Risk appetite is waning in global markets due to concerns that the Middle East tensions could reignite into a violent conflict, while investors are closely monitoring the upcoming monetary policy decisions from the European Central Bank (ECB) and Türkiye's Central Bank (TCMB), both scheduled for Thursday.
Fears that US and Iranian forces in the Middle East could return to conflict and adopt a harder stance in a potential new phase of the war influence asset pricing.
The US Central Command (CENTCOM) said it launched additional strikes against various targets in Iran in "self-defense" on Wednesday at the direction of US President Donald Trump.
Meanwhile, Iranian state television reported the Muwaffak Salti Air Base in Jordan, where US forces are stationed, was targeted by missiles.
Iran's military headquarters also announced the complete closure of the Strait of Hormuz to all vessels amid escalating tensions and hostilities.
The macroeconomic impact of the conflict is also on investors' radar as tensions in the region continue to escalate.
The US' annual inflation reached its highest since April 2023 at 4.2% and monthly inflation came in within estimates at 0.5%, according to data released on Wednesday.
Expectations that the fight against rising geopolitical risks and inflation could take longer than expected have taken precedence, according to analysts.
The Fed is expected to hike rates by the end of the year more than before, according to money market estimates.

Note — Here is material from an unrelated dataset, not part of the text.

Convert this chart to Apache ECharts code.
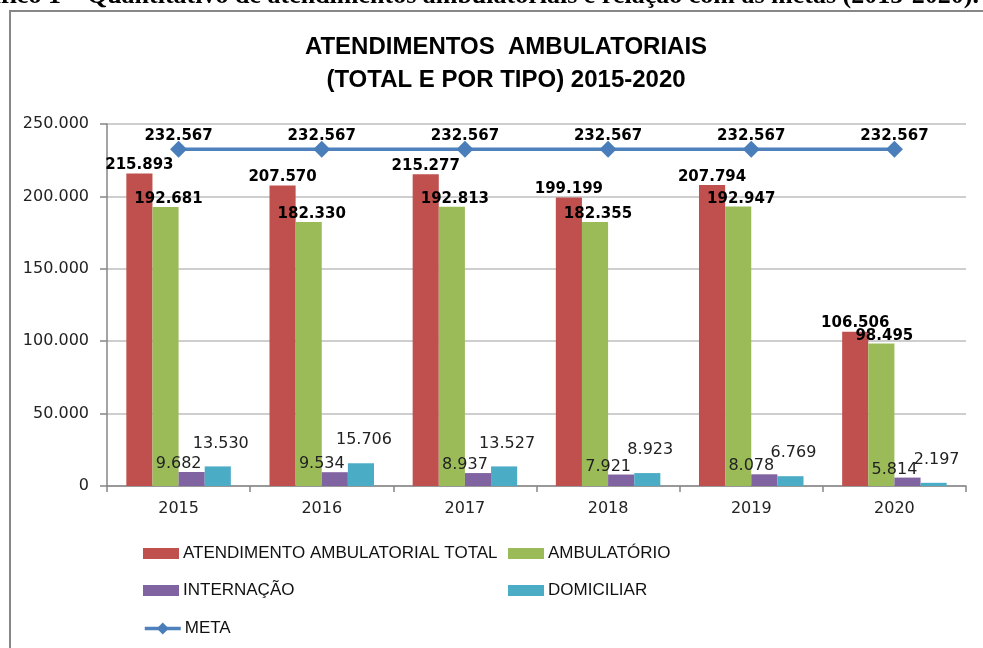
<!DOCTYPE html>
<html>
<head>
<meta charset="utf-8">
<script src="https://cdn.jsdelivr.net/npm/echarts@6/dist/echarts.min.js"></script>
<style>
html,body{margin:0;padding:0;background:#fff;}
#chart{width:983px;height:648px;}
</style>
</head>
<body>
<div id="chart"></div>
<script>
const categories = ['2015', '2016', '2017', '2018', '2019', '2020'];
const totalValues = [215893, 207570, 215277, 199199, 207794, 106506];
const ambulatorioValues = [192681, 182330, 192813, 182355, 192947, 98495];
const internacaoValues = [9682, 9534, 8937, 7921, 8078, 5814];
const domiciliarValues = [13530, 15706, 13527, 8923, 6769, 2197];
const metaValues = [232567, 232567, 232567, 232567, 232567, 232567];
const seriesNames = ['ATENDIMENTO AMBULATORIAL TOTAL', 'AMBULATÓRIO', 'INTERNAÇÃO', 'DOMICILIAR', 'META'];
const titleText = 'ATENDIMENTOS  AMBULATORIAIS\n(TOTAL E POR TIPO) 2015-2020';
const captionText = 'Gráfico 1 – Quantitativo de atendimentos ambulatoriais e relação com as metas (2015-2020).';

function fmt(v) {
  return String(Math.round(v)).replace(/\B(?=(\d{3})+(?!\d))/g, '.');
}

const numFont = 'DejaVu Sans';
const chart = echarts.init(document.getElementById('chart'), null, {renderer: 'canvas'});

function legendAt(name, left, top) {
  const isMeta = name === 'META';
  const lg = {
    data: [name], left: left, top: isMeta ? top + 1 : top, padding: 0,
    itemWidth: 36, itemHeight: isMeta ? 15 : 11, itemGap: 0,
    textStyle: {fontFamily: 'Liberation Sans', fontSize: 17, color: '#111', padding: [0, 0, 0, -1]}
  };
  if (isMeta) {
    lg.lineStyle = {width: 3.5};
  } else {
    lg.icon = 'rect';
  }
  return lg;
}

const option = {
  animation: false,
  backgroundColor: '#fff',
  title: {
    text: titleText,
    left: 501, top: 26, textAlign: 'center',
    textStyle: {fontFamily: 'Liberation Sans', fontWeight: 'bold', fontSize: 24, lineHeight: 33, color: '#000'}
  },
  graphic: [
    {type: 'rect', z: -1, shape: {x: 10, y: 11, width: 1000, height: 700}, style: {fill: 'none', stroke: '#878787', lineWidth: 2}},
    {type: 'text', x: 979, y: -4, style: {text: captionText, font: 'bold 26px "Liberation Serif"', fill: '#000', align: 'right', verticalAlign: 'middle'}}
  ],
  legend: [
    legendAt(seriesNames[0], 143, 545),
    legendAt(seriesNames[1], 508, 545),
    legendAt(seriesNames[2], 143, 582),
    legendAt(seriesNames[3], 508, 582),
    legendAt(seriesNames[4], 143, 619)
  ],
  grid: {left: 107, right: 17, top: 124, bottom: 162},
  xAxis: {
    type: 'category', data: categories,
    axisLine: {lineStyle: {color: '#868686', width: 1.5}},
    axisTick: {show: true, length: 6, lineStyle: {color: '#868686', width: 1.5}},
    axisLabel: {fontFamily: numFont, fontSize: 16, color: '#222', margin: 15}
  },
  yAxis: {
    type: 'value', min: 0, max: 250000, interval: 50000,
    axisLine: {show: true, lineStyle: {color: '#868686', width: 1.5}},
    axisTick: {show: true, length: 7, lineStyle: {color: '#868686', width: 1.5}},
    splitLine: {lineStyle: {color: '#BEBEBE', width: 1.5}},
    axisLabel: {fontFamily: numFont, fontSize: 16, color: '#222', margin: 18, formatter: fmt}
  },
  series: [
    {
      name: seriesNames[0], type: 'bar', data: totalValues, barGap: '0%', barCategoryGap: '27%',
      itemStyle: {color: '#C0504D'},
      label: {show: true, position: 'top', distance: 1, fontFamily: numFont, fontWeight: 'bold', fontSize: 15, color: '#000', formatter: p => fmt(p.value)}
    },
    {
      name: seriesNames[1], type: 'bar', data: ambulatorioValues,
      itemStyle: {color: '#9BBB59'},
      label: {show: true, position: 'top', distance: 0, offset: [3, 0], fontFamily: numFont, fontWeight: 'bold', fontSize: 15, color: '#000', formatter: p => fmt(p.value)}
    },
    {
      name: seriesNames[2], type: 'bar', data: internacaoValues,
      itemStyle: {color: '#8064A2'},
      label: {show: true, position: 'top', distance: 0, offset: [-13, 0], fontFamily: numFont, fontSize: 16, color: '#222', formatter: p => fmt(p.value)}
    },
    {
      name: seriesNames[3], type: 'bar', data: domiciliarValues,
      itemStyle: {color: '#4BACC6'},
      label: {show: true, position: 'top', distance: 15, offset: [3, 0], fontFamily: numFont, fontSize: 16, color: '#222', formatter: p => fmt(p.value)}
    },
    {
      name: seriesNames[4], type: 'line', data: metaValues,
      symbol: 'diamond', symbolSize: 17,
      lineStyle: {color: '#4F81BD', width: 3.5},
      itemStyle: {color: '#4A7EBB'},
      label: {show: true, position: 'top', distance: -3, fontFamily: numFont, fontWeight: 'bold', fontSize: 15, color: '#000', formatter: p => fmt(p.value)}
    }
  ]
};
chart.setOption(option);
</script>
</body>
</html>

Meanwhile, selling pressure on tech stocks continued amid concerns of a tightening stance in the US and the questions over the impact of artificial intelligence (AI) firms' high spending plans on company valuations.
Broadcom shares declined 5.1%, AMD 4.9%, Micron Technology 4.7%, Nvidia 3.7%, Alphabet and Amazon 2.5% each, Microsoft 1.5%, and Intel 1%.
At the same time, the US 10-Year Treasury yield stands at 4.54% and the US Dollar Index is trading at 99.9, slightly down.
Gold fell to $4,071 per ounce, its lowest since Nov. 24, 2025. Gold is trading at $4,084 per ounce on Thursday, up 0.3%.
Brent crude oil rose 2.9% to $93.7 per barrel on Wednesday following Iran's closure of the Strait of Hormuz, while trading at $93.1 on Thursday, down 0.7%.
The S&P 500 fell 1.62%, the Nasdaq 1.98%, and the Dow Jones 1.87% on Wednesday, while American indexes started Thursday positively.
European markets also traded negatively on Wednesday, except for the UK. All eyes turned to the monetary policy decisions by the ECB and the verbal guidance by ECB President Christine Lagarde on Thursday.
Expectations for the ECB to cut rates have been pushed back from March 2027 to mid-2027, as a rate hike is widely expected at the bank's meeting on Thursday.
The FTSE 100 climbed 0.27%, while the DAX 40 fell 0.97%, the CAC 40 0.51%, and the FTSE MIB 30 0.46% on Wednesday. European indexes opened Thursday on a mixed trend.
The developments in the American and European markets impacted Asia as a mixed trend prevailed in the region, while the recovery in tech-focused stocks supported risk appetite.
South Korean chipmaker SK Hynix said it plans to boost production volume, increasing the buying activity in the region's semiconductor sector.
Bank of Japan Governor Kazuo Ueda was reportedly hospitalized ahead of the bank's rate decision next week amid inflation risks in the region. He may not be able to attend the June 15-16 meeting.
The Nikkei 225 and the Kospi Index both climbed 0.1%, while the Shanghai Composite Index fell 0.5% and the Hang Seng Index declined 1.3% near the close.